Pourquoi Vivendi a choisi Numericable

Sur les quatre critères étudiés par Vivendi, le projet industriel de Bouygues aurait été le seul retenu par le Conseil de surveillance de Vivendi pour le rachat de SFR. Numericable l’emporte sur les trois autres critères : le cash, le financement et la concurrence.

« On considère que notre projet était le meilleur industriellement avec une valorisation supérieure à celle de Numericable, indique à Silicon.fr une source proche du groupe Bouygues. Nous sommes assez étonnés du choix qui a été fait. » Pourtant, c’est bien à Numericable Group et à son actionnaire principal Altice, dirigé par Patrick Drahi, que Vivendi a confié l’avenir de SFR « pour un montant de 11,75 milliards d’euros, l’attribution de 32% du capital de l’entité cotée combinée et la sortie de Vivendi selon des modalités programmées », comme l’a indiqué le groupe média dans son communiqué (Lire, Numericable rachète (enfin) SFR).

Quatre critères

Mais quels ont été les éléments qui ont influencé la décision du Conseil de surveillance de Vivendi ? Selon nos sources, le choix a reposé sur quatre critères : le cash, le mode de financement, le risque concurrentiel du marché et le projet industriel à moyen et long terme. Selon nos informations, Numericable l’a emporté sur tous les critères, hormis celui du projet industriel.

1/ Le cash

Sur l’offre en numéraire (le cash), Bouygues avait dans un premier temps mis 10,5 milliards d’euros le 5 mars avant de surenchérir d’un milliard (dont 800 millions en numéraire) à 11,3 milliards (et 43% du nouvel ensemble), après que Numericable en ait proposé 10,9 milliards (et 32% du capital du nouvel ensemble à Vivendi). Mais alors que Patrick Drahi affirmait en début de semaine que son offre était ferme et définitive, il a, au dernier moment, contredit ses propos, en alignant à son tour 11,75 milliards (sans toucher à la part de capital accordée à Vivendi). Soit 50 petits millions de mieux en numéraire que ce que proposait Bouygues dont le projet valorisait le nouveau groupe à 15,5 milliards hors synergies et 20 milliards avec les économies programmées. L’offre supérieure d’Altice a visiblement pesé dans la balance du Conseil de surveillance du groupe de médias, qui a donc privilégié le cash au détriment de la participation capitalistique.

2/ Le financement

Sur le financement, les deux approches des prétendants s’opposaient.

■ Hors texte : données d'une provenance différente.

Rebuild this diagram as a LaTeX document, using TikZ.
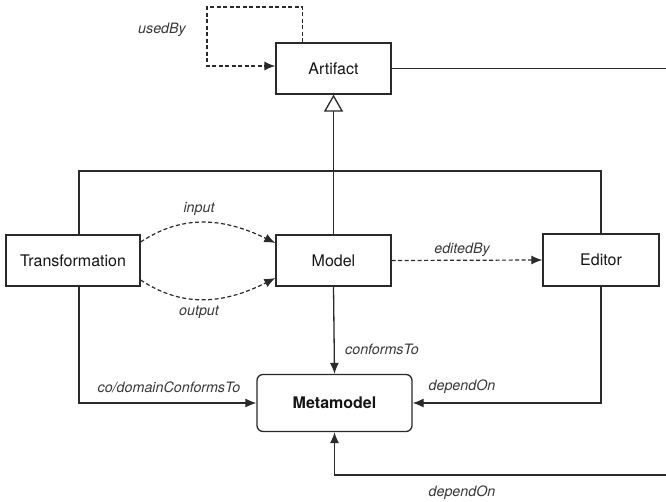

Numericable compte s’appuyer sur un LBO (acquisition par emprunt) auprès de neuf établissements bancaires. Un financement classique à risque alors que Bouygues entendait apporter la garantie de l’établissement HSBC avec investment grade. Une approche des risques opposée dont Vivendi ne s’est visiblement pas ému.

3/ La concurrence

Sur les risques concurrentiels, il est clair que le nouvel ensemble SFR-Bouygues aurait lourdement pesé sur le marché en constituant le premier opérateur en termes de parc d’abonnés mobiles (Lire, SFR + Bouygues : les 4 conséquences d’une probable révolution dans les télécoms). Déséquilibre que Bouygues entendait atténuer en revendant le réseau et une partie des fréquences de son opérateur à son concurrent Iliad. Par ailleurs, ce déséquilibre risque aujourd’hui de peser sur le marché du fixe avec la prédominance de Numericable qui détient les deux tiers des foyers en très haut débit aujourd’hui (lire 2 millions de foyers carburent au très haut débit en France). Là encore, ces considérations n’ont pas particulièrement convaincu le directoire de Vivendi.

4/ Le projet industriel

Le projet industriel présenté par Bouygues est le seul élément qui a retenu les suffrages du conseil par Vivendi, selon nos informations. L’idée de donner au premier opérateur mobile les moyens de développer son réseau 4G et d’apporter les moyens nécessaires aux déploiements de la fibre optique en France était réellement séduisante. Mais elle n’a néanmoins pas suffi à faire pencher la balance face à au critère du cash et, probablement, à la décision prise de longue date par Jean-René Fourtou, le président du Conseil de surveillance, de privilégier l’offre de Patrick Drahi à trois mois, à peine, de son départ du conseil.

Certes, Vivendi doit encore valider son choix à l’issue des trois semaines de négociations qui s’ouvrent aujourd’hui. Il n’en restera pas moins que le marché continuera à compter quatre opérateurs mobiles dont l’un, SFR-Numericable, se retrouvera avec 17 milliards d’euros de dettes qui pèseront sur ses capacités d’investissement et restreindront sa marge de manœuvre commerciale. Un opérateur encore plus affaibli sur un marché des télécoms déjà pas très en forme. Une situation dont Free pourrait bien profiter au final en lorgnant du côté de Bouygues Telecom.